WHAT IS REQUIRED
How many lines of the records below contain the word "that"? Answer with the number alone.

--- Start MATERIAL FOR THE TASK ---

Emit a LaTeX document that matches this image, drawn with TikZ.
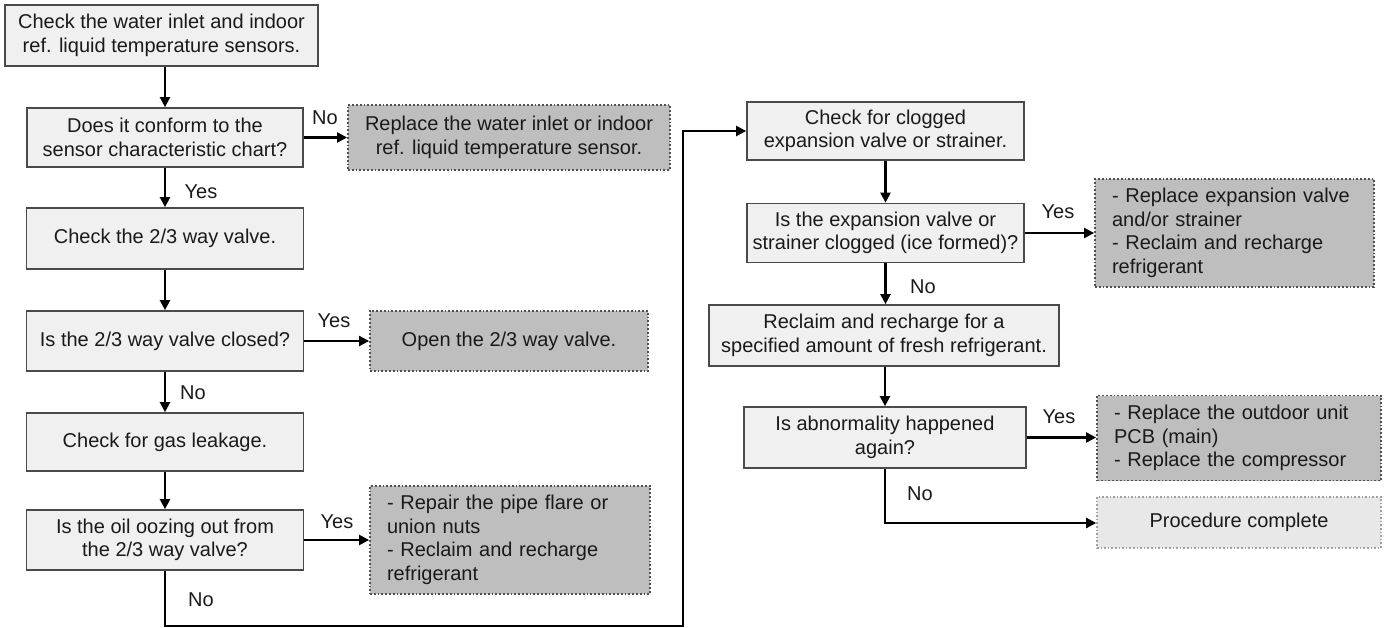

--- End MATERIAL FOR THE TASK ---
--- Start MATERIAL FOR THE TASK ---

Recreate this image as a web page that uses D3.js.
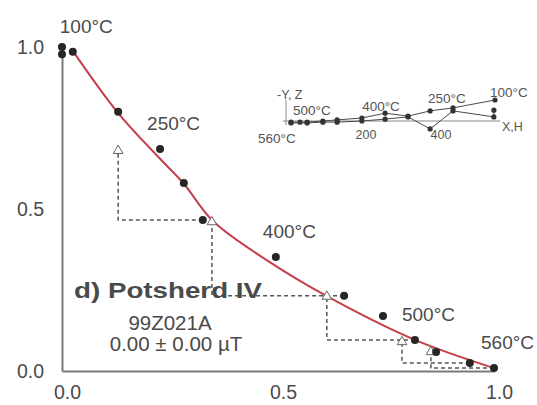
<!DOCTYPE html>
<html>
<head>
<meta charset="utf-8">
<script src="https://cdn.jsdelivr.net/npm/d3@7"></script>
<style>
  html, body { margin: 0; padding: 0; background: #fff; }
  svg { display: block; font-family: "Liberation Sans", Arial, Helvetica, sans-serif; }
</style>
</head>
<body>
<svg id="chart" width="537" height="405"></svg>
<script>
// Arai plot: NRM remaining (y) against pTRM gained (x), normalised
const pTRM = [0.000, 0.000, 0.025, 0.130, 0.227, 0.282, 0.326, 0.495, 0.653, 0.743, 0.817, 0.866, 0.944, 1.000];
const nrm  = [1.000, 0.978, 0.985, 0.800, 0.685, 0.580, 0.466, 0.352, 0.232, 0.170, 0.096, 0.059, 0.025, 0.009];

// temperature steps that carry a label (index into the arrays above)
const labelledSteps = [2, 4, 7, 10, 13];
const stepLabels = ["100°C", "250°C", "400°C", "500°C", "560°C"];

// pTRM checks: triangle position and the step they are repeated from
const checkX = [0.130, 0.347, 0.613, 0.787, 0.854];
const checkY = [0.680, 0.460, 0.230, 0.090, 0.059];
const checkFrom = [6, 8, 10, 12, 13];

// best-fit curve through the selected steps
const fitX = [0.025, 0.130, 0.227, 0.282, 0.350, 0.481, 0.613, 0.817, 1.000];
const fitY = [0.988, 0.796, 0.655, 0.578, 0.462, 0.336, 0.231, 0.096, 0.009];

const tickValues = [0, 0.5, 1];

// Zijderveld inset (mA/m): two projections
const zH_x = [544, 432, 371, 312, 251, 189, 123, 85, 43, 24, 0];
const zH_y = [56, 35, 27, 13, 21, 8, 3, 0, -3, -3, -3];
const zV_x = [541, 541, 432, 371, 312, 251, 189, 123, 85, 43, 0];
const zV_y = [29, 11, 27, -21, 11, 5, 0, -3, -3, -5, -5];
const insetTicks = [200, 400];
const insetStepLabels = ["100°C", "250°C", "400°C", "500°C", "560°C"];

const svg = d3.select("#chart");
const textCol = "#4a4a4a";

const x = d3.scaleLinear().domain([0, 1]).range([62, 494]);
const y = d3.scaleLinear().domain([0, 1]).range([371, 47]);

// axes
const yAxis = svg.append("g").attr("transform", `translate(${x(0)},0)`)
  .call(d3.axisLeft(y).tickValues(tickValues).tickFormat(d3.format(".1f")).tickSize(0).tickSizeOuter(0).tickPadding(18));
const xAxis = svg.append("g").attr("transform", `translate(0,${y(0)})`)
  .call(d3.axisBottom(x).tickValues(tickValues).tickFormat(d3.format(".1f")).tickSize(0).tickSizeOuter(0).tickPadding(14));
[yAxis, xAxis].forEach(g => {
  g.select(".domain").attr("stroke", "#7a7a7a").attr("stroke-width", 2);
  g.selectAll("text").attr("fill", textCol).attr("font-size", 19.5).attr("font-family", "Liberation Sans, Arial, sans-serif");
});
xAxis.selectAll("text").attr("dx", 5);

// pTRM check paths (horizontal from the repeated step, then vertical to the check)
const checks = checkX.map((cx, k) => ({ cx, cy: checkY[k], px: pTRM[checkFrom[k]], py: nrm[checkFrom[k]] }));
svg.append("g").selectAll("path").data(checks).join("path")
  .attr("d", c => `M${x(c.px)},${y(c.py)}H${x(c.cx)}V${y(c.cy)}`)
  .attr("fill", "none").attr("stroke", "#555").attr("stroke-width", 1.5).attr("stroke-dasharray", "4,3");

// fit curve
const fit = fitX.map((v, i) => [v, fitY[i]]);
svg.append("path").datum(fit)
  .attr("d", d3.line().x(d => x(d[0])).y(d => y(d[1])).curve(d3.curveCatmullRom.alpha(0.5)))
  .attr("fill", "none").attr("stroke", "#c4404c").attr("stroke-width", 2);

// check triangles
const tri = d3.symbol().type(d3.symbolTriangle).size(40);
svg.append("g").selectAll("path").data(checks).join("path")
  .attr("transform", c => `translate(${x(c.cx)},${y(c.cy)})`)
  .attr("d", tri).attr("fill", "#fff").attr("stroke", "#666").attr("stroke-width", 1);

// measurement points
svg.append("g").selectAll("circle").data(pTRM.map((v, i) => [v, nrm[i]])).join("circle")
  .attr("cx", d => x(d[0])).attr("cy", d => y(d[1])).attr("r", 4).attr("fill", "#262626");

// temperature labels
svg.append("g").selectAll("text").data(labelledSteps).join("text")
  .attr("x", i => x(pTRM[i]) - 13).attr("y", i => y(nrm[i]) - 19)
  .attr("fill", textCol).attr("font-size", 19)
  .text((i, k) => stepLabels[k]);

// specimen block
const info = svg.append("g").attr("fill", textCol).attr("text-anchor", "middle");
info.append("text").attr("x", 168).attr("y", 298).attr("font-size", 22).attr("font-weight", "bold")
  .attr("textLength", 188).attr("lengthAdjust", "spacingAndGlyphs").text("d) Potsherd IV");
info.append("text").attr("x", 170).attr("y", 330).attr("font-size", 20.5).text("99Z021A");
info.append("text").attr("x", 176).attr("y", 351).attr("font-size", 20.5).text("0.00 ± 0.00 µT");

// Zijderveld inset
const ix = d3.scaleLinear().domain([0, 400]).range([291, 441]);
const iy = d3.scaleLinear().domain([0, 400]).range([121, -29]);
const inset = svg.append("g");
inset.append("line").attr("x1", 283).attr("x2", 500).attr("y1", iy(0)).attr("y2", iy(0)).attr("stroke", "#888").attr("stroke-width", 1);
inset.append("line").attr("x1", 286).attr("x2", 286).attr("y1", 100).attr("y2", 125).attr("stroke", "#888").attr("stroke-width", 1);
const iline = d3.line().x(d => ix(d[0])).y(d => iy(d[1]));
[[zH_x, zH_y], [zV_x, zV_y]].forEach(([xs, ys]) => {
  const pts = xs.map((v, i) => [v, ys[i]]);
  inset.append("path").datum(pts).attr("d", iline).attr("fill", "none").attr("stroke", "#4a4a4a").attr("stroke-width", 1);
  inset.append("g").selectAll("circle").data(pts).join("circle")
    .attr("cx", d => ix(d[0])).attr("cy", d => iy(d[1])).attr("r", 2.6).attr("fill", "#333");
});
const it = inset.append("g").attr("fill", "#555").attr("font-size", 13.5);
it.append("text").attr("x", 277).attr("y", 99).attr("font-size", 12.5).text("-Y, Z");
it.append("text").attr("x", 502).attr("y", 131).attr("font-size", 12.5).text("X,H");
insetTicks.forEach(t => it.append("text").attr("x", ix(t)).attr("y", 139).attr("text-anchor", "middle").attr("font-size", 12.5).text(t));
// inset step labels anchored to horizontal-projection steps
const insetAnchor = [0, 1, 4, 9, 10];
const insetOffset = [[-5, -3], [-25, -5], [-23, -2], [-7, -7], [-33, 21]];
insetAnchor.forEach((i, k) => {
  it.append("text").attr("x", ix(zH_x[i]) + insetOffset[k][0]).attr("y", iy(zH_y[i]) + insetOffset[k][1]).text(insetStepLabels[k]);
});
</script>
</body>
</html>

--- End MATERIAL FOR THE TASK ---

RESULT OF THE EXERCISE
3